Three Reasons to Talk to People You Don’t Know
Striking up a conversation can be difficult for some people. Especially where we are with technology, social anxiety seems to be on the rise. Don’t get me wrong, there are plenty of times I want to be left alone, I would rather get a text than a phone call, or I feel completely alienated from reality and I just can’t deal. A recent example: for nearly two weeks (but what felt like forever) I was stuck in my head just trying to claw my way out. Sometimes I feel like I just can’t anymore. Sometimes I want to shimmy under a rock and just chill there until the storm in my brain passes.
Something had to give…so, lately, I’m enjoying talking to complete strangers.

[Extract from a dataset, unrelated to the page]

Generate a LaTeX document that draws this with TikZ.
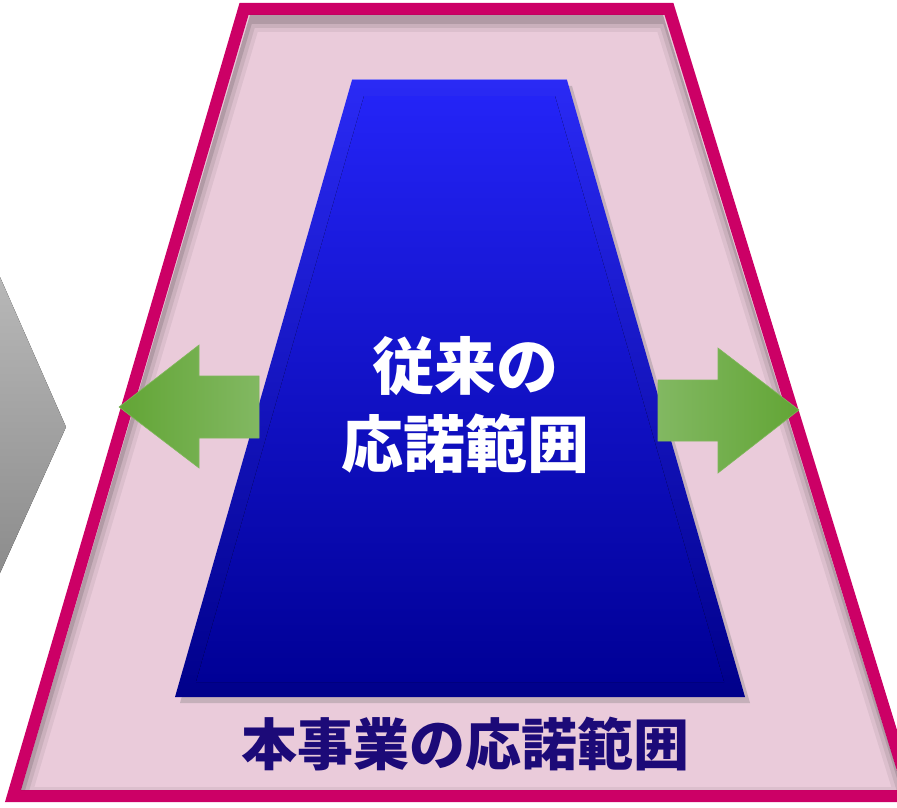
\documentclass[tikz,border=0pt]{standalone}
\usepackage{fontspec}
\newfontfamily\jpfont{Noto Sans CJK JP}
\usetikzlibrary{shadows}
\definecolor{frameMag}{HTML}{CC0066}
\definecolor{framePink}{HTML}{EACBDA}
\definecolor{navyTxt}{HTML}{1C0A78}
\definecolor{blueTop}{HTML}{2A2AF5}
\definecolor{blueBot}{HTML}{00008A}
\definecolor{greenDark}{HTML}{62A535}
\definecolor{greenLight}{HTML}{82B862}

\begin{document}
\begin{tikzpicture}[x=1pt, y=-1pt,
	rangeframe/.style={draw=frameMag, line width=12pt, fill=framePink, line join=miter,
		drop shadow={shadow xshift=3pt, shadow yshift=-5pt, opacity=0.35}},
	scopebox/.style={top color=blueTop, bottom color=blueBot,
		drop shadow={shadow xshift=5pt, shadow yshift=-6pt, opacity=0.35}},
	widenarrow/.style={draw=greenDark!80, line width=0.6pt}]
	\useasboundingbox (0,0) rectangle (897,808);
	\clip (0,0) rectangle (897,808);

	% grey step on the left
	\fill[top color=black!28, bottom color=black!45] (-80,277) -- (0,277) -- (66,427) -- (0,573) -- (-80,573) -- cycle;

	% outer range
	\path[rangeframe] (244,9) -- (669,9) -- (911,796) -- (13,796) -- cycle;
	\begin{scope}
		\clip (250,15) -- (663,15) -- (903,790) -- (21,790) -- cycle;
		\foreach \w/\o in {26/0.06, 18/0.08, 10/0.12}
			\draw[black, line width=\w pt, opacity=\o] (248,19) -- (667,19) -- (909,800) -- (17,800) -- cycle;
	\end{scope}

	% former range (blue)
	\path[scopebox] (352,80) -- (567,80) -- (745,697) -- (175,697) -- cycle;
	\fill[top color=blueTop!85!blue, bottom color=blueBot!90!blue] (364,96) -- (555,96) -- (724,682) -- (196,682) -- cycle;
	\draw[blue!60!white, line width=1pt, opacity=0.6] (352,80) -- (567,80);

	% widening arrows
	\draw[widenarrow, left color=greenDark, right color=greenLight]
		(119,407) -- (199,345) -- (199,376) -- (259,376) -- (259,438) -- (199,438) -- (199,468) -- cycle;
	\draw[widenarrow, left color=greenLight, right color=greenDark]
		(799,410) -- (718,348) -- (718,380) -- (658,380) -- (658,441) -- (718,441) -- (718,473) -- cycle;

	\node[text=white, align=center, font=\jpfont\bfseries\fontsize{62}{78}\selectfont] (former) at (465,405) {従来の\\応諾範囲};
	\node[text=navyTxt, font=\jpfont\bfseries\fontsize{56}{62}\selectfont] (current) at (465,744) {本事業の応諾範囲};
\end{tikzpicture}
\end{document}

1) it feels good to make others smile
Particularly when it comes to complementing someone. Like, telling a woman she is ROCKIN’ her outfit…telling an older gentleman his smile lights up the room…saying to a person at Aldi, “I’m about to come to your house for dinner!”, because what they’ve got going on in their cart looks like it’s gonna make something spectacular.
Each one of those compliments lands me in the best conversations! Plus, I know we both left the conversation feeling great. You never know when you just may have saved someone from having an awful day. Bonus: smiling gives you all the good feels, too!
Remember to always be genuine when complimenting people.
2) people need to feel heard
There are MANY times I feel like I should have stuck my foot in my mouth after I’ve started a conversation with a stranger. Thankfully, the feeling quickly fades as I listen.
Everyone wants to feel heard. For example I had a gentleman speaking with me about how his son is becoming a police officer. His son is thirty-one years old and desires to serve his community. He’s nervous about his sons safety, but he knows will be a good cop. He’s had to personally deal with officers that aren’t fair, and he fully believes it’s due to the color of his skin.
I acknowledged his struggle, his people’s struggle. *This is one of the most beautiful moments of my life.* This man thanked me for my acknowledgment. Over and over. He kept saying how “refreshing it is to talk to someone who understands but isn’t black”, and “…white but not racist.”
Wow. He just wanted to be heard. And when I heard him it was like angels singing. He was so happy, you guys! And his complete joy of just being heard made my heart feel the happiness as well. It really reinforced the thought that we should try to make more of an effort to see others (to truly hear them).
3) getting out of ye ol’ comfort zone
Life can be uncomfortable sometimes, too… but I’m still doing that. So, why not get tons of joy out of it?
Talking to strangers has really made a difference in my day to day life. If I try to avoid eye contact or smiles, and muddle through my day I usually end up feeling quite alone. Generally I like to feel like I’m apart of something bigger than myself. Something universal. The best way to achieve that feeling is to actually engage in conversation with the people in the world around me. Actually CONNECT.
So, start connecting. Maybe you start slow with eye contact, then move onto smiles, eventually working your way to an actual conversation. However you start, getting out of your comfort zone can yield amazing results. Who knows…you may save someone from a horrible day. You may totally make someones day just by holding a little space in your heart just for them. Maybe you find ‘the one’. Or hey, maybe they help you in some way that you never even thought possible. Betcha it could happen. *wink*
Ps- I want to make it clear that you shouldn’t just go talk to anyone. If you’re getting bad vibes- stay away. Get out of your COMFORT zone, not your SAFETY zone.